Let $x_1,\cdots x_{kl+1}$ be n different real numbers. Show there exists a decreasing subsequence with at least k+1 terms, or a increasing sequence of at least l+1 terms. With as hint: $\chi(K_{lk+1})>lk$

Wich suggests that the result can be proven by seeing the numbers $x_i$ as vertices in the graph $K_{lk+1}$. Why this helps...I don't quite see this, yet.

Any suggestions?
• Jun 10th 2011, 10:37 AM
Also sprach Zarathustra
Quote:

Originally Posted by Dinkydoe
Hey, I'm a little stuck on the following problem:

Let $x_1,\cdots x_{kl+1}$ be n different real numbers. Show there exists a decreasing subsequence with at least k+1 terms, or a increasing sequence of at least l+1 terms.
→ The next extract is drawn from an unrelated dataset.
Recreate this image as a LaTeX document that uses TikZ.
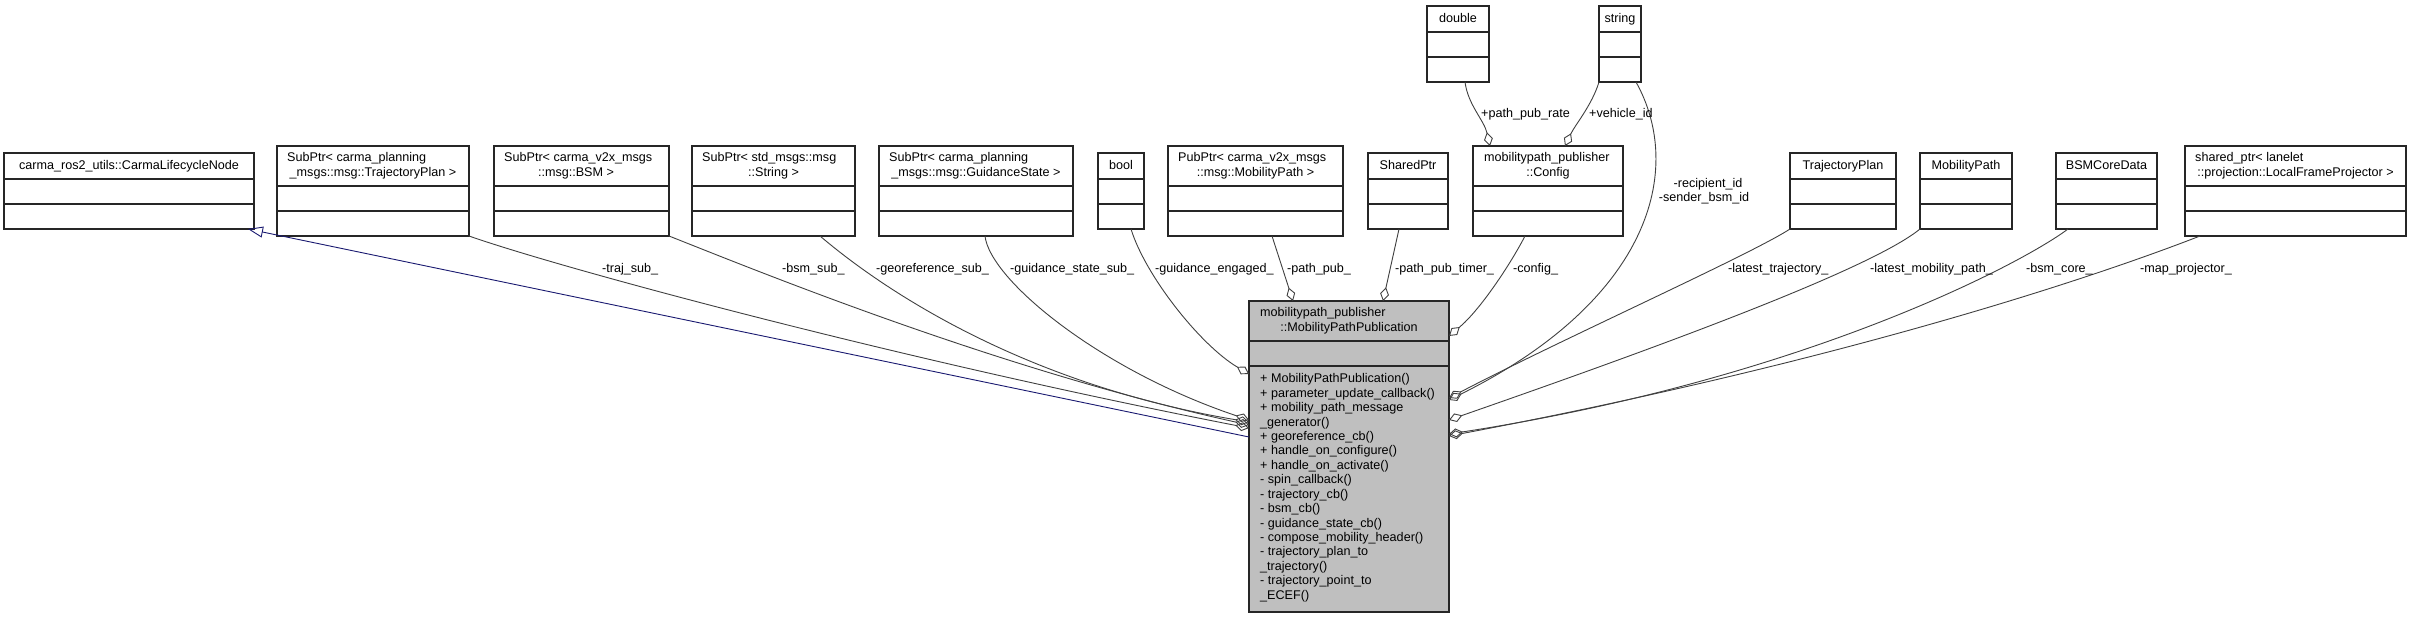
\documentclass[tikz,border=0pt]{standalone}
\usepackage{fontspec}
\setmainfont{Liberation Sans}
\usetikzlibrary{arrows.meta}
\definecolor{edgegray}{HTML}{404040}
\definecolor{inhblue}{HTML}{191970}
\definecolor{mainfill}{HTML}{BFBFBF}
\newcommand{\dgfont}{\fontsize{12.6pt}{14.4pt}\selectfont}
\newcommand{\umlbox}[8]{%
  \node[cls, fill=#8, minimum width=#4pt, minimum height={#5pt+#6pt+#7pt}] (#1) at (#2,#3) {};
  \draw[divl] ([yshift=-#5pt]#1.north west) -- ([yshift=-#5pt]#1.north east);
  \draw[divl] ([yshift=-#5pt-#6pt]#1.north west) -- ([yshift=-#5pt-#6pt]#1.north east);
}
\begin{document}
\begin{tikzpicture}[x=1pt,y=-1pt,
  cls/.style={draw=black!85, line width=1.2pt, inner sep=0pt, outer sep=0pt, anchor=north west},
  divl/.style={draw=black!85, line width=1.2pt},
  txt/.style={font=\dgfont, inner sep=0pt, text=black},
  hl/.style={txt, anchor=base west},
  hc/.style={txt, anchor=base},
  elbl/.style={txt, anchor=base west},
  agg/.style={draw=edgegray, line width=0.9pt, -{Diamond[open, length=14pt, width=9pt]}},
  inh/.style={draw=inhblue, line width=0.9pt, -{Triangle[open, length=15pt, width=11pt]}},
]
\useasboundingbox (0,0) rectangle (2413,617);

% ---------- boxes ----------
\umlbox{carma}{4}{153}{250}{26}{25}{25}{white}
\umlbox{trajsub}{277}{146}{192}{40}{25}{25}{white}
\umlbox{bsmsub}{494}{146}{175}{40}{25}{25}{white}
\umlbox{stdsub}{692}{146}{163}{40}{25}{25}{white}
\umlbox{guidsub}{879}{146}{194}{40}{25}{25}{white}
\umlbox{boolb}{1098}{153}{46}{26}{25}{25}{white}
\umlbox{pubptr}{1168}{146}{175}{40}{25}{25}{white}
\umlbox{sharedptr}{1368}{153}{80}{26}{25}{25}{white}
\umlbox{doubleb}{1427}{6}{62}{26}{25}{25}{white}
\umlbox{stringb}{1599}{6}{42}{26}{25}{25}{white}
\umlbox{config}{1473}{146}{150}{40}{25}{25}{white}
\umlbox{trajplan}{1790}{153}{106}{26}{25}{25}{white}
\umlbox{mobpath}{1920}{153}{92}{26}{25}{25}{white}
\umlbox{bsmcore}{2056}{153}{101}{26}{25}{25}{white}
\umlbox{shptr}{2185}{146}{221}{40}{25}{25}{white}
\umlbox{main}{1249}{301}{200}{40}{25}{246}{mainfill}

% ---------- header texts ----------
\node[hc] (carma-h) at (129,170) {carma\_ros2\_utils::CarmaLifecycleNode};
\node[hl] (trajsub-h1) at (287,162) {SubPtr< carma\_planning};
\node[hc] (trajsub-h2) at (373,176.4) {\_msgs::msg::TrajectoryPlan >};
\node[hl] (bsmsub-h1) at (504,162) {SubPtr< carma\_v2x\_msgs};
\node[hc] (bsmsub-h2) at (576,176.4) {::msg::BSM >};
\node[hl] (stdsub-h1) at (702,162) {SubPtr< std\_msgs::msg};
\node[hc] (stdsub-h2) at (773.5,176.4) {::String >};
\node[hl] (guidsub-h1) at (889,162) {SubPtr< carma\_planning};
\node[hc] (guidsub-h2) at (976,176.4) {\_msgs::msg::GuidanceState >};
\node[hc] (boolb-h) at (1121,170) {bool};
\node[hl] (pubptr-h1) at (1178,162) {PubPtr< carma\_v2x\_msgs};
\node[hc] (pubptr-h2) at (1255.5,176.4) {::msg::MobilityPath >};
\node[hc] (sharedptr-h) at (1408,170) {SharedPtr};
\node[hc] (doubleb-h) at (1458,23) {double};
\node[hc] (stringb-h) at (1620,23) {string};
\node[hl] (config-h1) at (1484,162) {mobilitypath\_publisher};
\node[hc] (config-h2) at (1548,176.4) {::Config};
\node[hc] (trajplan-h) at (1843,170) {TrajectoryPlan};
\node[hc] (mobpath-h) at (1966,170) {MobilityPath};
\node[hc] (bsmcore-h) at (2106.5,170) {BSMCoreData};
\node[hl] (shptr-h1) at (2195,162) {shared\_ptr< lanelet};
\node[hc] (shptr-h2) at (2295.5,176.4) {::projection::LocalFrameProjector >};
\node[hl] (main-h1) at (1260,317) {mobilitypath\_publisher};
\node[hc] (main-h2) at (1349,331.4) {::MobilityPathPublication};

% ---------- methods ----------
\foreach \t [count=\i] in {%
  + MobilityPathPublication(),
  + parameter\_update\_callback(),
  + mobility\_path\_message,
  \_generator(),
  + georeference\_cb(),
  + handle\_on\_configure(),
  + handle\_on\_activate(),
  - spin\_callback(),
  - trajectory\_cb(),
  - bsm\_cb(),
  - guidance\_state\_cb(),
  - compose\_mobility\_header(),
  - trajectory\_plan\_to,
  \_trajectory(),
  - trajectory\_point\_to,
  \_ECEF()}
  \node[hl] (m\i) at (1260,368.6+\i*14.4) {\t};

% ---------- connectors ----------
\draw[inh] ([yshift=-136pt]main.north west) -- ([xshift=-6pt]carma.south east);

\draw[agg] (trajsub.south east) .. controls (560,268) and (900,360) .. ([yshift=-127pt]main.north west);
\draw[agg] (bsmsub.south east) .. controls (760,272) and (1000,370) .. ([yshift=-124pt]main.north west);
\draw[agg] ([xshift=128pt]stdsub.south west) .. controls (860,270) and (1000,380) .. ([yshift=-121pt]main.north west);
\draw[agg] ([xshift=106pt]guidsub.south west) .. controls (990,280) and (1100,370) .. ([yshift=-119pt]main.north west);
\draw[agg] ([xshift=33pt]boolb.south west) .. controls (1145,275) and (1200,345) .. ([yshift=-73pt]main.north west);
\draw[agg] ([xshift=104pt]pubptr.south west) -- ([xshift=44pt]main.north west);
\draw[agg] ([xshift=31pt]sharedptr.south west) -- ([xshift=134pt]main.north west);
\draw[agg] ([xshift=52pt]config.south west) .. controls (1510,265) and (1480,310) .. ([yshift=-35pt]main.north east);
\draw[agg] ([xshift=38pt]doubleb.south west) .. controls (1468,105) and (1484,120) .. ([xshift=17pt]config.north west);
\draw[agg] (stringb.south west) .. controls (1592,105) and (1575,125) .. ([xshift=92pt]config.north west);
\draw[agg] ([xshift=-5pt]stringb.south east) .. controls (1685,170) and (1650,300) .. ([yshift=-99pt]main.north east);
\draw[agg] (trajplan.south west) .. controls (1750,255) and (1560,340) .. ([yshift=-97pt]main.north east);
\draw[agg] (mobpath.south west) .. controls (1870,270) and (1650,350) .. ([yshift=-119pt]main.north east);
\draw[agg] ([xshift=12pt]bsmcore.south west) .. controls (2020,265) and (1800,380) .. ([yshift=-133pt]main.north east);
\draw[agg] ([xshift=15pt]shptr.south west) .. controls (2100,275) and (1850,360) .. ([yshift=-135pt]main.north east);

% ---------- connector labels ----------
\node[elbl] (l-traj) at (602,272.5) {-traj\_sub\_};
\node[elbl] (l-bsm) at (782,272.5) {-bsm\_sub\_};
\node[elbl] (l-geo) at (876,272.5) {-georeference\_sub\_};
\node[elbl] (l-gss) at (1010,272.5) {-guidance\_state\_sub\_};
\node[elbl] (l-ge) at (1155,272.5) {-guidance\_engaged\_};
\node[elbl] (l-pp) at (1287,272.5) {-path\_pub\_};
\node[elbl] (l-ppt) at (1395,272.5) {-path\_pub\_timer\_};
\node[elbl] (l-cfg) at (1513,272.5) {-config\_};
\node[elbl] (l-lt) at (1728,272.5) {-latest\_trajectory\_};
\node[elbl] (l-lmp) at (1870,272.5) {-latest\_mobility\_path\_};
\node[elbl] (l-bc) at (2026,272.5) {-bsm\_core\_};
\node[elbl] (l-mp) at (2140,272.5) {-map\_projector\_};
\node[elbl] (l-ppr) at (1481,117.5) {+path\_pub\_rate};
\node[elbl] (l-vid) at (1589,117.5) {+vehicle\_id};
\node[hc] (l-rid) at (1708,187.5) {-recipient\_id};
\node[hc] (l-sid) at (1704,201.9) {-sender\_bsm\_id};
\end{tikzpicture}
\end{document}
With as hint: $\chi(K_{lk+1})>lk$

Wich suggests that the result can be proven by seeing the numbers $x_i$ as vertices in the graph $K_{lk+1}$. Why this helps...I don't quite see this, yet.

Any suggestions?

It's well known theorem. Erdos-Szekeres Theorem.

You can find many proofs on the net.

http://www-stat.wharton.upenn.edu/~s...VOTMSTOEAS.pdf
• Jun 17th 2011, 05:26 AM
Dinkydoe
Re: Colour Number Graph
Thanks, it's a nice article.

I did prove it differently though, ...but it's depending on (again) difficult graph-theory.

We can construct a graph: $(x_i,x_j) \in G \Leftrightarrow j>i$ and $x_j>x_i$

The increasing subsequences form a clique in G. Furthermore, G is a comparability graph...and by some theorems, G must be a perfect graph.

A perfect graph has the property that the colour number $\chi(G)$ equals $\alpha(G)$ (wich is the clique-number,i.e., largest clique in G).

Suppose there's no increasing subsequence of at least l+1 terms. Then we have $\alpha(G)=\chi(G)\leq l$. Now apply a l-colouring on G.

Note that, by the pigeon-hole principle 1 colour is used at least k+1 times.
All $x_i$ that have this colour form a decreasing subsequence of at least k+1 terms.